Ce trio improbable avance à son rythme, à peine troublé par la présence d’un chasseur de primes dont on ignore tout et d’un sorcier indien aux pouvoirs mystérieux. Franchement, je n’ai pas envie d’en dire plus tant ce western revisité bouscule avec bonheur les codes du genre. Dans ce huis-clos à ciel ouvert où chacun trimbale un but ou un secret inavouable, on navigue en permanence entre réalisme et onirisme. Il est question d’amour, de désir, de génocide indien, de la révolution industrielle à venir et de la disparition programmée des grands espaces sauvages qui seront bientôt colonisés par l’homme « civilisé ». Au pragmatisme cynique de Stingley s’oppose la quête d’esthétisme du photographe et plus l’expédition avance, plus les interactions entre les personnages se complexifient.

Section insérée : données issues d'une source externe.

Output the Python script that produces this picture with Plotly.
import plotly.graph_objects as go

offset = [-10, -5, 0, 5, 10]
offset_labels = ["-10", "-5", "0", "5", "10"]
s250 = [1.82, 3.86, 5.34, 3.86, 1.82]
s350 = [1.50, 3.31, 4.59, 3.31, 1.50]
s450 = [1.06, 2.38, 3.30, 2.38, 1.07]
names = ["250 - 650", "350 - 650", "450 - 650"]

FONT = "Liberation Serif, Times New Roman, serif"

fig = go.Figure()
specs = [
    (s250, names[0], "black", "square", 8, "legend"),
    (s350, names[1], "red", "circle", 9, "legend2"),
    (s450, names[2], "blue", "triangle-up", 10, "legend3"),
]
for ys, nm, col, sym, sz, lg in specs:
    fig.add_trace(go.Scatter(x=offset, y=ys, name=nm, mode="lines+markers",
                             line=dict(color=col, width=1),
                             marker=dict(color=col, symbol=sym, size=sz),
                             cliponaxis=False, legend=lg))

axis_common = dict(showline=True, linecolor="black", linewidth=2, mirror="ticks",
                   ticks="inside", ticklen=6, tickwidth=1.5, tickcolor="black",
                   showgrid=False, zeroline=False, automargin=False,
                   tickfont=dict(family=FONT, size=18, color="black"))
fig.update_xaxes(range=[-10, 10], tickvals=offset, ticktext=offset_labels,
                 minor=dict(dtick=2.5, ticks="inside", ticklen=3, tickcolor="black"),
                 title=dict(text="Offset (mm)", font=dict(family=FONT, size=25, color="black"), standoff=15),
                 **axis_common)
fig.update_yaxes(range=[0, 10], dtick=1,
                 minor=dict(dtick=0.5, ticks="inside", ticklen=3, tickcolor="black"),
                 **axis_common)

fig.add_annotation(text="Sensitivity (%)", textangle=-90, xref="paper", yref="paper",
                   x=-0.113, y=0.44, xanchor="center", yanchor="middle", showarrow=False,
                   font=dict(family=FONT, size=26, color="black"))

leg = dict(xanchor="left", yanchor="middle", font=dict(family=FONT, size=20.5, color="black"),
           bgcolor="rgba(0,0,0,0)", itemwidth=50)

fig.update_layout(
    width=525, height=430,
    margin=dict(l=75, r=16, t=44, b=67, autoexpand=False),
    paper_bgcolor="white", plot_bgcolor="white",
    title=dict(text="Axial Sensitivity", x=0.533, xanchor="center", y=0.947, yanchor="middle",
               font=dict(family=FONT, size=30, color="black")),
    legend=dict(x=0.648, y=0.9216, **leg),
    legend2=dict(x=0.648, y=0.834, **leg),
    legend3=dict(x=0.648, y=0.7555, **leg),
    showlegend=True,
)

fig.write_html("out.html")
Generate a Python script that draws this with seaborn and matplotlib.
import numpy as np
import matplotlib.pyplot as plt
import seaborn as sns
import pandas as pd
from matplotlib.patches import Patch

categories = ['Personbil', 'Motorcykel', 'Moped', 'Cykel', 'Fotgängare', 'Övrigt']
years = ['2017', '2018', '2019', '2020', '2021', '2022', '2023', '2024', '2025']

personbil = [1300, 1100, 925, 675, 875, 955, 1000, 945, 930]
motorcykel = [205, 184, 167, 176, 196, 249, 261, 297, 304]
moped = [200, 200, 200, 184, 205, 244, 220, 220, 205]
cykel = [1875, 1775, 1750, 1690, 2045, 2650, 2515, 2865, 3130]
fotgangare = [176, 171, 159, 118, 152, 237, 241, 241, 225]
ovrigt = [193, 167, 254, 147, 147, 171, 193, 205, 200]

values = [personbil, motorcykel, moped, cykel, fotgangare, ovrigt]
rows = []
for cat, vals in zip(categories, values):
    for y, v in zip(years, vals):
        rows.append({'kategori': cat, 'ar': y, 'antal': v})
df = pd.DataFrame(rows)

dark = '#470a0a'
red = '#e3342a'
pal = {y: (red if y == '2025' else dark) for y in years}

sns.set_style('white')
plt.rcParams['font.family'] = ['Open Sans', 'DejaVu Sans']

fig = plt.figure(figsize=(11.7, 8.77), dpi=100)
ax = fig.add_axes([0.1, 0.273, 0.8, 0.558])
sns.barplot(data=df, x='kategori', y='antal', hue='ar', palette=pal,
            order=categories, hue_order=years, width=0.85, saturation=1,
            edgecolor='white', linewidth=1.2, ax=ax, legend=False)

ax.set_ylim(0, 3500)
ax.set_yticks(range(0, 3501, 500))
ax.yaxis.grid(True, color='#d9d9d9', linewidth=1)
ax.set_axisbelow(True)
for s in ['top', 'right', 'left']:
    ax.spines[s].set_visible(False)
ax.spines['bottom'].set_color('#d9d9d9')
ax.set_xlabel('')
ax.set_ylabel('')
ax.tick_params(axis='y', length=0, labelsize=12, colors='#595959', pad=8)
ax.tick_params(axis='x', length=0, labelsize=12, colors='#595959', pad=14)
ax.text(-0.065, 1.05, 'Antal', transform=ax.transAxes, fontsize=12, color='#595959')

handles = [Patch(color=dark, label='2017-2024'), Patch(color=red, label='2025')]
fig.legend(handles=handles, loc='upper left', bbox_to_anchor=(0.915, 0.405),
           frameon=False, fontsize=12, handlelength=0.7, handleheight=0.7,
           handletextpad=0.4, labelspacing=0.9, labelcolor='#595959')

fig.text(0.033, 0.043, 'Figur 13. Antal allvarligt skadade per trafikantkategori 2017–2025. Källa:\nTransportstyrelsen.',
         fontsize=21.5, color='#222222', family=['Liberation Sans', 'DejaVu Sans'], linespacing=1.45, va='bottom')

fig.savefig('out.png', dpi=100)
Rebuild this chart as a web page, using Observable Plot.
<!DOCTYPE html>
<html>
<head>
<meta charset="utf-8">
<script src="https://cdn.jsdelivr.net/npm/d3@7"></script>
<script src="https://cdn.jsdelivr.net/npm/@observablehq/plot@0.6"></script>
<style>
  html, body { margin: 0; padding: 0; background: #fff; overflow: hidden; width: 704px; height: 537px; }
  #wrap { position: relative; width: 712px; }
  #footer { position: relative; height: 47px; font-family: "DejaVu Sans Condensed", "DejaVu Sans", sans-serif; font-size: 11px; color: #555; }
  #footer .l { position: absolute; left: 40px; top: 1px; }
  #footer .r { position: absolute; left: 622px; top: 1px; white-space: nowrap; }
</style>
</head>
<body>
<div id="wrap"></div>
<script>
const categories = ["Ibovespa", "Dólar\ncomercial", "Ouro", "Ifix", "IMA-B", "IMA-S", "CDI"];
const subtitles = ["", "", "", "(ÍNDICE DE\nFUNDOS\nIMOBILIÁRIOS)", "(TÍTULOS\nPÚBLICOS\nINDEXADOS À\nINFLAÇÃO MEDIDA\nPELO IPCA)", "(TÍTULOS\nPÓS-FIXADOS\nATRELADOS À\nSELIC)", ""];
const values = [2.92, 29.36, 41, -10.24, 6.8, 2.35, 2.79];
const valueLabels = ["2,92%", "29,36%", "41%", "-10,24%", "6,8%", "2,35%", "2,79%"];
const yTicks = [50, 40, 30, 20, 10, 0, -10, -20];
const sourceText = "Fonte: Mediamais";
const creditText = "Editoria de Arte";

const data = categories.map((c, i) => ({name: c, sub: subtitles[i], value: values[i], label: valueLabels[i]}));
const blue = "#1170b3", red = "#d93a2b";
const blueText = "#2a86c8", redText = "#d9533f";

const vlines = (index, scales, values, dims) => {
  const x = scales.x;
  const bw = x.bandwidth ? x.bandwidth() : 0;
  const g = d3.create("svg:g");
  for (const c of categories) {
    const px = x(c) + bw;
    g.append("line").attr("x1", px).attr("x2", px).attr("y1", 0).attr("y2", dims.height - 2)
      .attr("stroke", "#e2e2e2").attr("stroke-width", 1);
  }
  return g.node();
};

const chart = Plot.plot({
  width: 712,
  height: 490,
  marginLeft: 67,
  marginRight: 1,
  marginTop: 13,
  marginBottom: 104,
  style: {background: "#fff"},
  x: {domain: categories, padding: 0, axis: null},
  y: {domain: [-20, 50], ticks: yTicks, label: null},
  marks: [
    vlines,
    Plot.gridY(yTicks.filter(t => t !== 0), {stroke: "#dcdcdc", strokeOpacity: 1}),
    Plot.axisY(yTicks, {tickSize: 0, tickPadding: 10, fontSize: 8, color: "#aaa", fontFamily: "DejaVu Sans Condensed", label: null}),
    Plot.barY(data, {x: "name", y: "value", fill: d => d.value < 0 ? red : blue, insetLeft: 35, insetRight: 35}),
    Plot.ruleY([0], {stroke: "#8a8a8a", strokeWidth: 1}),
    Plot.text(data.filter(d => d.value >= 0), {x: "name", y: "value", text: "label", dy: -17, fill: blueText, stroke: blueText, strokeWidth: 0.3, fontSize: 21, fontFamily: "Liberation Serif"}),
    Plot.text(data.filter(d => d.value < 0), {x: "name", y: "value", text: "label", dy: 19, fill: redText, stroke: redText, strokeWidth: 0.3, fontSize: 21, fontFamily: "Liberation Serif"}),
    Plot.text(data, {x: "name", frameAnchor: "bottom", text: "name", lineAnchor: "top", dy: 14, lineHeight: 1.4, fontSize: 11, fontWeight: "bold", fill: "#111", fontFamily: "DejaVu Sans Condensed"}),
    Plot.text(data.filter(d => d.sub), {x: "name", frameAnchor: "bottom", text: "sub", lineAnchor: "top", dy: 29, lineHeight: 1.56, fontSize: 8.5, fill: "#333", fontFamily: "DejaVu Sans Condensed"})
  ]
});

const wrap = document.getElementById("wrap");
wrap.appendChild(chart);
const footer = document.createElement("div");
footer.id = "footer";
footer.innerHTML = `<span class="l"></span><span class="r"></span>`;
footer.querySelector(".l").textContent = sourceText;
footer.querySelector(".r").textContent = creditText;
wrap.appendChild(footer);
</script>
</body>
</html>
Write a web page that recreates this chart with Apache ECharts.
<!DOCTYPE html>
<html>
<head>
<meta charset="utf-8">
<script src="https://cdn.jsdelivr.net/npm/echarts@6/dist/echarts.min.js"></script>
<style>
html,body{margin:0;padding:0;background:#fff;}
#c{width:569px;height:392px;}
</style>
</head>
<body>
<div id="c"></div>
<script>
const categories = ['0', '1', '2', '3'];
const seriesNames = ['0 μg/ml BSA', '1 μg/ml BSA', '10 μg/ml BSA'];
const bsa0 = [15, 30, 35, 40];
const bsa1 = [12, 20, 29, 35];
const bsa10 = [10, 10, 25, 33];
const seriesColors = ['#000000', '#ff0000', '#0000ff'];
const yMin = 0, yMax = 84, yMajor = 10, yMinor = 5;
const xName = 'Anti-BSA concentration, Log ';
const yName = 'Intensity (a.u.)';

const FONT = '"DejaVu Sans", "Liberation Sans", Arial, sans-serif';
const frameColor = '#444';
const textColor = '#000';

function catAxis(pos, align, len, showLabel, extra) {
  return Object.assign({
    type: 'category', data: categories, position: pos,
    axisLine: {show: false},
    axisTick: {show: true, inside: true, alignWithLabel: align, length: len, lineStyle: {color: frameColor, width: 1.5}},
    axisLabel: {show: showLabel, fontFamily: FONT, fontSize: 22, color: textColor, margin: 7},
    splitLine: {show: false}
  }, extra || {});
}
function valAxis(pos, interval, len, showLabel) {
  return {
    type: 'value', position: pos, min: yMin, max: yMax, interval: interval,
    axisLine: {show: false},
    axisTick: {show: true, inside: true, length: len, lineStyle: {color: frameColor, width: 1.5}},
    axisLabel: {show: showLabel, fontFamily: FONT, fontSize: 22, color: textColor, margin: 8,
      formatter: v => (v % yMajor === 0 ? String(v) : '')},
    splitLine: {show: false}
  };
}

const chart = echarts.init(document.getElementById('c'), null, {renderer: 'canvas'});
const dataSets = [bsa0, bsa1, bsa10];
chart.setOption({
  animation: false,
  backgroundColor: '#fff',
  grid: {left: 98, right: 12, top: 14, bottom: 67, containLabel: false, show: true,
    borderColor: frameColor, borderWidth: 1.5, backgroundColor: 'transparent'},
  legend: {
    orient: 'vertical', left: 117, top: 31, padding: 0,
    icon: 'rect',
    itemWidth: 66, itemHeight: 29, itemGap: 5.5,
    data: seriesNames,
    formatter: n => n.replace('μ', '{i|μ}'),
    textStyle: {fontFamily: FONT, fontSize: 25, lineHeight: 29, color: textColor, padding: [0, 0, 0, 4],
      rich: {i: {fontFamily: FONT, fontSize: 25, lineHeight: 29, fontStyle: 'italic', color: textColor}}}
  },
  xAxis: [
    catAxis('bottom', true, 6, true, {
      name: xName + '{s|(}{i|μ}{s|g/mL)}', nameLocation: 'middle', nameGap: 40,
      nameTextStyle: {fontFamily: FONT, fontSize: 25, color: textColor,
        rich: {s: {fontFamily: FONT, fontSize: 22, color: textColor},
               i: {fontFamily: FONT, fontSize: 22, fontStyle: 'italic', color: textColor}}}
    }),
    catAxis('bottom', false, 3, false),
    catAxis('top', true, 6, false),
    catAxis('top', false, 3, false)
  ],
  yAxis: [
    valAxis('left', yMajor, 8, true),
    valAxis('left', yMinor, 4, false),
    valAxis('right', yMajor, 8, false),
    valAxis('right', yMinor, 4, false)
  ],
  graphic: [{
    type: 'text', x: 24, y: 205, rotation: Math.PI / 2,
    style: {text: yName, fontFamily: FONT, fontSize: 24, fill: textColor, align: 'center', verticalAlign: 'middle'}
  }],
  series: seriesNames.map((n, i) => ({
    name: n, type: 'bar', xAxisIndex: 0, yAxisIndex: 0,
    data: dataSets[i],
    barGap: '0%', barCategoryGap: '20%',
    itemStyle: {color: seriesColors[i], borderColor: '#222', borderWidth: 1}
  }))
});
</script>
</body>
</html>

J’ai franchement adoré cette atmosphère nébuleuse portée par le trait dynamique et les grands aplats de couleurs chaudes aux teintes parfois fantastiques d’un Frederik Peeters en grande forme. Il y a un petit quelque chose de fantasmagorique dans ce récit à clefs éminemment symbolique. Entre le chamanisme indien et le gothique européen du 19ème siècle, les frontières ne cessent de se brouiller, quitte à parfois embrouiller le lecteur. A ce titre, la fin ambiguë entretient un certain flou artistique et laisse à chacun une totale liberté d’interprétation. Pour être honnête, je ne suis pas certain d’avoir tout compris mais cela n’a en rien gâché mon plaisir car j’aime de temps en temps être baladé de la sorte, surtout par des auteurs aussi talentueux.
L’odeur des garçons affamés de Frederik Peeters et Loo Hui Phang. Casterman, 2016. 112 pages. 18,95 euros.